Theater verstehen – 2. Teil: Kino vs. Theater?

„Wo wollen wir heute hingehen? Ins Kino oder ins Theater?“
Ohne an dieser Stelle eine offizielle Umfragen präsentieren zu können, wäre bei den meisten Leuten wohl Kino die Antwort. Das muss nicht daran liegen, dass man das Theater generell als „überholt“ ansieht, sondern vielleicht an der Lage des Kinos oder den günstigeren Preisen. Dennoch habe ich das Gefühl, dass im Kopf vieler Menschen Wörter wie „alt“ und „langweilig“ herumschwirren, wenn sie ans Theater denken. Warum noch ins Theater gehen, wenn man doch auf einer großen Leinwand sehen kann, wie wilde Weltraumschlachten stattfinden, während man nebenbei ungestört essen und aufs Handy gucken kann?

Das Theater gibt es praktisch seit Ewigkeiten, das Kino erst seit Beginn des 20. Jahrhunderts. Anfangs stand vor allem das Erstaunen über die Möglichkeit, Szenen festzuhalten, im Vordergrund, weshalb vorrangig Dokumentationen des realen Lebens als Filme gezeigt wurden. Die ersten Spielfilme entstanden rund zwanzig Jahre später.

Gleichwohl viele Theater heutzutage kaum Geld zur Verfügung haben und längst nicht mehr so ein großes Publikum anziehen können wie vor hundert Jahren, gibt es sie nach wie vor. Die Frage, wo man seinen Abend verbringt, mag Geschmackssache sein, ob es einen wirklich “Kampf” zwischen den beiden Institutionen gibt, jedoch nicht.

Kino und Theater sind zwei völlig eigenständige Medien. Es ist nicht so, dass das Kino eine moderne Fortsetzung von Theater ist, so wie die DVD die VHS-Kassette ersetzt hat.

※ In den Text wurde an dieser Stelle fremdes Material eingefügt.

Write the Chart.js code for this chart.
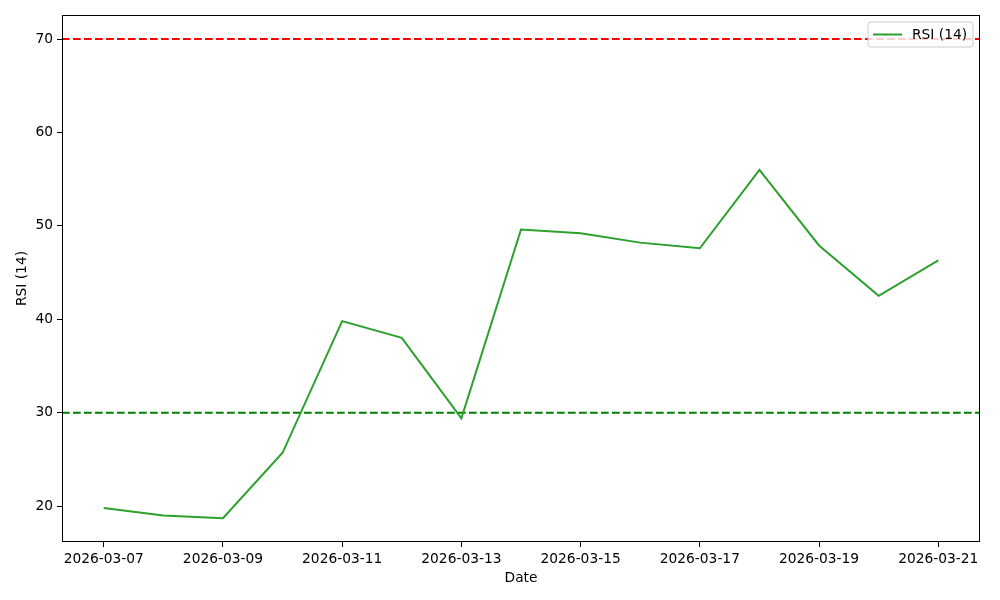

Denn dann würde es das Theater überhaupt nicht mehr geben. Deutlich wird der Unterschied von Kino und Theater, wenn man sich einmal mit dessen grundlegenden Eigenschaftenauseinandersetzt.

Das Kino besticht durch Effekte und realistische Darstellungen, die im Theater nicht möglich sind. Das müssen nicht mal spektakuläre Explosionen sein, es reicht schon, wenn eine Auto in drei verschiedenen Perspektiven über eine Straße fährt. Das Theater hingegen setzt ganz auf seine theatralen Mittel, die im Unterschied zum Film, der diese übernommen hat, in einer Live-Darbietung zum Ausdruck gebracht werden. Das sorgt natürlich für ein ganz anderes Verhältnis zwischen Zuschauer und Schauspieler. Wenn im Zuschauerraum etwas passiert, ein Handy klingelt, das Publikum unzufrieden oder atemlos vor Spannung ist, bekommt das der Schauspieler mit. Der Filmschauspieler kann auf die Reaktion des Zuschauers nicht eingehen, weil er sie natürlich nicht wahrnimmt.
Ein Film wird in mehreren Monaten Arbeit aufwändig gedreht und geschnitten. Wenn sich dort ein Schauspieler verspricht, wird das niemand mitbekommen. Im Theater schon. Ein Film ist ein fertiges Produkt und wird dann im Kino immer wieder ausgestrahlt. Eine Theateraufführung ist ein einmaliges Ereignis, in dem Schauspieler ausfallen können oder die Technik versagt. Die psychologisch-realistische Spielweise des Theaters, die seit dem 20. Jahrhundert immer wieder aufzubrechen versucht wird, hat sich übrigens der Film zu eigen gemacht. Dort gilt es als besonderes Qualitätsmerkmal, wenn Figuren möglichst plastisch sind und der Zuschauer sich besonders gut mit ihnen identifizieren kann.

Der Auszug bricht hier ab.